Astronomically speaking, Mars and Mercury dominated May. But now that it's June, Saturn has a chance to shine.
Our solar system's "Lord of the Rings" will be at opposition Friday, meaning it will align with Earth and the sun. This arrangement will provide amateur astronomers with one of their best opportunities this year to see the butterscotch beauty with the naked eye.
It will be visible all night, rising at the exact point in the sky opposite where the sun sets. Saturn reaches opposition about 3 a.m. Eastern time, but the best time to look for it will be after midnight your local time when it is highest in the night sky. You'll be able to see the ringed planet glow throughout the summer.
An easy way to spot Saturn is to let Mars be your guide. The red planet, which reached its own opposition earlier this week, will be a hard-to-miss bright crimson dot. Saturn is the golden orb to its left.
With a telescope, you can see the planet's cream-colored cloud bands, which are caused by ammonia crystals floating in its atmosphere.
As a bonus, the planet's famous disks will be tilted at a 26-degree angle, offering those with backyard telescopes a chance to see them. At this angle you'll catch a view of a dark gap that separates the rings in two parts called the "Cassini Division." The gap was discovered in 1675 by Giovanni Domenico Cassini, the namesake of NASA's Cassini spacecraft, which has been orbiting the planet since 2004.
After you ogle Saturn's regal rings, turn toward its moons.

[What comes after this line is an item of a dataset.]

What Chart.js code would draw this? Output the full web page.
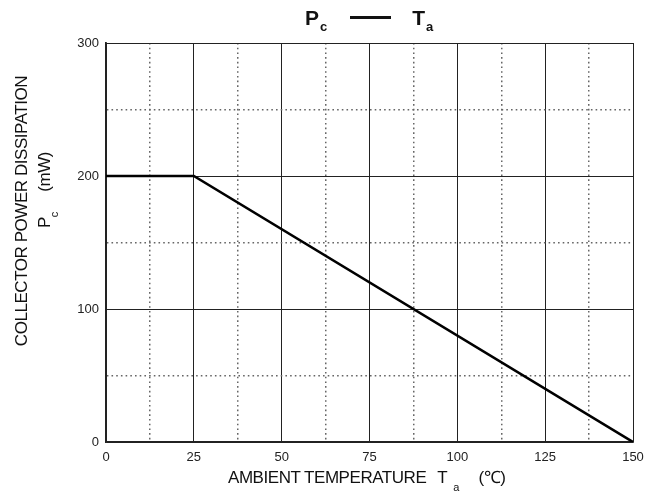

"When you look at Saturn through a telescope, you can't help but see several of its four brightest moons — Rhea, Tethys, Dione, Titan — and maybe more," Linda Spilker, a planetary scientist at NASA's Jet Propulsion Laboratory in Pasadena, California, said in an email. "If you just see one, that's Titan."
Titan is the largest Saturnian satellite, with a diameter that's about 50 percent larger than our own moon. "Titan is so bright that even if you have a pair of binoculars and look out to Saturn, you can see this bright point of light," Spilker said.